Eleven pairs of shoes were dangling over the New York City skyline. It was September of 1932, as the Great Depression was reaching its height. Unemployment and uncertainty could be felt throughout the city and the entire country. But on West 49th Street, a pillar of hope was under construction: the art deco skyscraper that would come to be known as 30 Rockefeller Plaza.
The ironworkers constructing its 70 floors were taking a break, sharing boxed lunches and cigarettes. They appeared to be completely unfazed by the location of this break: a narrow steel beam jutting out into the sky, hundreds of feet above the pavement.
As one coveralled man helped another light his smoke, someone snapped a picture. The resulting photograph became one of the most iconic images in the world, an embodiment of the spirit of the American worker. It still hangs in pubs, classrooms and union offices across the nation. Construction workers frequently re-create the 87-year-old photo. And every Labor Day, it is shared across social media, in tribute to those whose perspiration and determination built this country.
Photo buffs know the truth behind the classic photo: It was staged. The men in the picture were real ironworkers. They did build the structure that is now the 22nd tallest building in New York City and home to NBC studios. But rather than capture them in the midst of their lunch break, the photographer posed them on the beam for multiple takes — images that were intended as advertising for the new building. Some historians believe there was a sturdy level of the structure, then called the RCA building, just below the frame.
“You see the picture once, you never forget it," Rockefeller Center archivist Christine Roussel told Time magazine. But “the funniest part about the photographs," she said, "were they were done for publicity.”
Other photos taken that day show the workers playing football, holding up American flags or pretending to sleep on the steel beam. It was the lunch photo that was published in the New York Herald Tribune that October, seven months before the building would open.
At the time, steel was an integral part of the American Dream.
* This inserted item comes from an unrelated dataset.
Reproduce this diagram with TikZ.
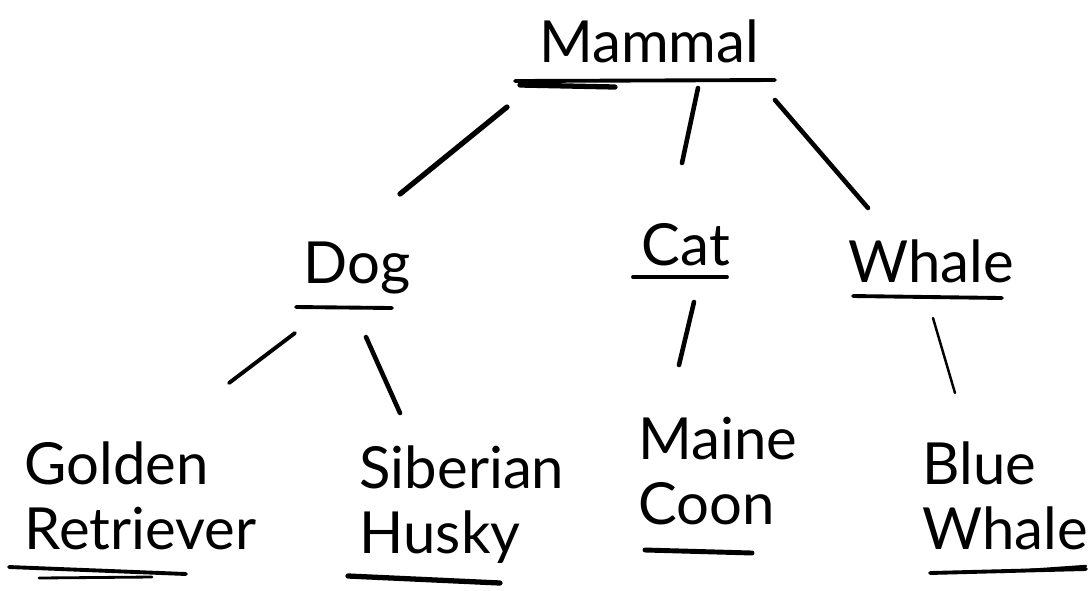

The industry was filled with recently arrived immigrant workers who withstood precarious working conditions to manufacture and construct the growing country.
“Cars, planes, ships, lawn mowers, office desks, bank vaults, swing sets . . . to live in twentieth century America was to live in a world of steel,” wrote historian Jim Rasenberger in his book on the alloy. "The steel frame made building construction more efficient and more economical, and it had a less pragmatic — yet more significant — effect.
“It gave humans the ability to rise as high as elevator and audacity could take them.”